After the hike the scouts volunteered for a public service project in Grand Canyon Village and by chance, were assigned to help carry the "Lasting Light" photographs for hanging in Kolb Studio, June 2006. (To view a catalog of the photo's in "Lasting Light," click this link).

One of the leaders of the scouts saw the photos and once back in Georgia mentioned them to Seth Hopkins, who pursued the idea of bringing the show to the Booth.

Never one to leave well enough alone, Mr. Hopkins also agreed to exhibit 30 paintings of the canyon from the National Park and GCA collections!
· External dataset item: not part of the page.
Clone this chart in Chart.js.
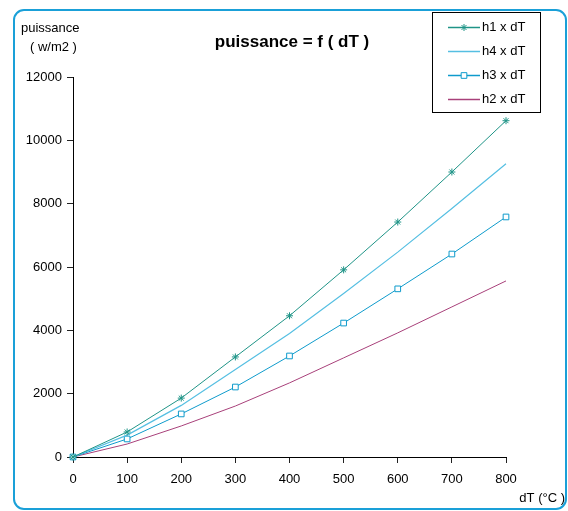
<!DOCTYPE html>
<html>
<head>
<meta charset="utf-8">
<script src="https://cdn.jsdelivr.net/npm/chart.js@4"></script>
<style>
    html, body { margin: 0; padding: 0; background: #fff; }
    #wrap { width: 568px; height: 511px; }
</style>
</head>
<body>
<div id="wrap"><canvas id="chart" width="568" height="511"></canvas></div>
<script>
/* ---------------- DATA ---------------- */

const dT = [0, 100, 200, 300, 400, 500, 600, 700, 800];

const h1 = [0, 790, 1860, 3160, 4460, 5910, 7420, 9000, 10620];
const h4 = [0, 690, 1630, 2760, 3900, 5160, 6470, 7850, 9260];
const h3 = [0, 570, 1360, 2210, 3190, 4230, 5310, 6410, 7580];
const h2 = [0, 410, 980, 1610, 2340, 3130, 3920, 4740, 5560];

const seriesNames = ["h1 x dT", "h4 x dT", "h3 x dT", "h2 x dT"];

const xTicks = [0, 100, 200, 300, 400, 500, 600, 700, 800];
const yTicks = [0, 2000, 4000, 6000, 8000, 10000, 12000];

const FONT = "'Liberation Sans', Arial, sans-serif";

function pts(values) {
    return values.map((v, i) => ({ x: dT[i], y: v }));
}

/* ---------------- DECORATION PLUGIN ---------------- */

const decor = {
    id: "decor",
    beforeDraw(chart) {
        const ctx = chart.ctx;
        ctx.save();
        ctx.strokeStyle = "#1aa0d8";
        ctx.lineWidth = 2;
        ctx.beginPath();
        ctx.roundRect(14, 10, 552, 499, 10);
        ctx.stroke();
        ctx.restore();
    },
    afterDraw(chart) {
        const ctx = chart.ctx;
        ctx.save();
        ctx.fillStyle = "#000";
        ctx.textBaseline = "middle";

        // title
        ctx.font = "bold 17px " + FONT;
        ctx.textAlign = "center";
        ctx.fillText("puissance = f ( dT )", 292, 42);

        // axis titles
        ctx.font = "13px " + FONT;
        ctx.textAlign = "left";
        ctx.fillText("puissance", 21, 28);
        ctx.fillText("( w/m2 )", 30, 47);
        ctx.textAlign = "right";
        ctx.fillText("dT (\u00b0C )", 565, 498);

        // legend box
        ctx.strokeStyle = "#000";
        ctx.lineWidth = 1;
        ctx.fillStyle = "#fff";
        ctx.fillRect(432.5, 12.5, 108, 100);
        ctx.strokeRect(432.5, 12.5, 108, 100);

        chart.data.datasets.forEach((ds, i) => {
            const y = 27 + i * 24;
            ctx.strokeStyle = ds.borderColor;
            ctx.lineWidth = 1.5;
            ctx.beginPath();
            ctx.moveTo(448, y + 0.5);
            ctx.lineTo(480, y + 0.5);
            ctx.stroke();
            if (ds.pointRadius > 0) {
                ctx.fillStyle = "#fff";
                ctx.lineWidth = 1;
                Chart.helpers.drawPoint(ctx, {
                    pointStyle: ds.pointStyle,
                    radius: ds.pointRadius,
                    borderWidth: 1
                }, 464, y + 0.5);
            }
            ctx.fillStyle = "#000";
            ctx.font = "13px " + FONT;
            ctx.textAlign = "left";
            ctx.fillText(ds.label, 482, y);
        });

        ctx.restore();
    }
};

/* ---------------- CHART ---------------- */

const ctx = document.getElementById("chart");

new Chart(ctx, {
    type: "line",
    data: {
        datasets: [
            {
                label: seriesNames[0],
                data: pts(h1),
                borderColor: "#1f9487",
                backgroundColor: "#1f9487",
                borderWidth: 1,
                pointStyle: "star",
                pointRadius: 3.5,
                pointBorderWidth: 1,
                clip: false
            },
            {
                label: seriesNames[1],
                data: pts(h4),
                borderColor: "#55bfe2",
                backgroundColor: "#55bfe2",
                borderWidth: 1.2,
                pointRadius: 0,
                clip: false
            },
            {
                label: seriesNames[2],
                data: pts(h3),
                borderColor: "#0e9bcc",
                backgroundColor: "#fff",
                borderWidth: 1,
                pointStyle: "rect",
                pointRadius: 4,
                pointBorderWidth: 1,
                clip: false
            },
            {
                label: seriesNames[3],
                data: pts(h2),
                borderColor: "#a8407a",
                backgroundColor: "#a8407a",
                borderWidth: 1,
                pointRadius: 0,
                clip: false
            }
        ]
    },
    options: {
        responsive: false,
        animation: false,
        events: [],
        layout: {
            padding: { left: 0, right: 62, top: 77, bottom: 0 }
        },
        plugins: {
            legend: { display: false },
            title: { display: false },
            tooltip: { enabled: false }
        },
        elements: {
            line: { tension: 0 }
        },
        scales: {
            x: {
                type: "linear",
                min: 0,
                max: 800,
                afterBuildTicks: scale => {
                    scale.ticks = xTicks.map(v => ({ value: v }));
                },
                afterFit: scale => { scale.height = 54; },
                border: { color: "#000", width: 1 },
                grid: {
                    drawOnChartArea: false,
                    drawTicks: true,
                    tickLength: 6,
                    tickColor: "#222"
                },
                ticks: {
                    color: "#000",
                    padding: 9,
                    maxRotation: 0,
                    font: { family: FONT, size: 13 }
                }
            },
            y: {
                type: "linear",
                min: 0,
                max: 12000,
                afterBuildTicks: scale => {
                    scale.ticks = yTicks.map(v => ({ value: v }));
                },
                afterFit: scale => { scale.width = 73; },
                border: { color: "#000", width: 1 },
                grid: {
                    drawOnChartArea: false,
                    drawTicks: true,
                    tickLength: 6,
                    tickColor: "#222"
                },
                ticks: {
                    color: "#000",
                    padding: 5,
                    font: { family: FONT, size: 13 },
                    callback: v => String(v)
                }
            }
        }
    },
    plugins: [decor]
});
</script>
</body>
</html>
The Booth truly is a magnificent Western art museum, every bit as good as anything you'd see in Scottsdale or Jackson! This extra large Maynard Dixon classic hangs in one of the many galleries in the Booth. If your travels ever take you into or near Atlanta, plan on making the 45-minute drive north on I-75 to Cartersville for a visit to the Booth and its sister museum, the Tellus Science Museum. We had a fantastic visit to Cartersville.

Friday, August 07, 2009

Lecture at the Tellus Science Museum, Georgia

Helen and I are in Cartersville, Georgia tonight and I am giving a lecture about "Carving Grand Canyon". We spent the day exploring this wonderful museum, which opened the doors to its huge expansion earlier this year in January. The exhibits are stunning. Tomorrow night we will visit the sister museum, the Booth Western Art Museum where Curt Walters will give a talk about painting the Grand Canyon.

This state of the art facility opened its doors in January, 2009. It is a modern marvel in museum design.

Notice in the museum gift shop about tonight's lecture. We also saw a great show in the planetarium.

Then grand entrance hall to the exhibits with a cast of Apatosaurus (the former Brontosaurus) from Wyoming.

The Gallery of Fossils has many fine examples of Mesozoic dinosaurs.

Here are some Cretaceous marine animals - a 25 foot long turtle and another fish. Both swam in the Great Western Interior Seaway.

The Cenozoic Hall has a giant Wolly Mammoth and Smilodon (saber-tooth cat).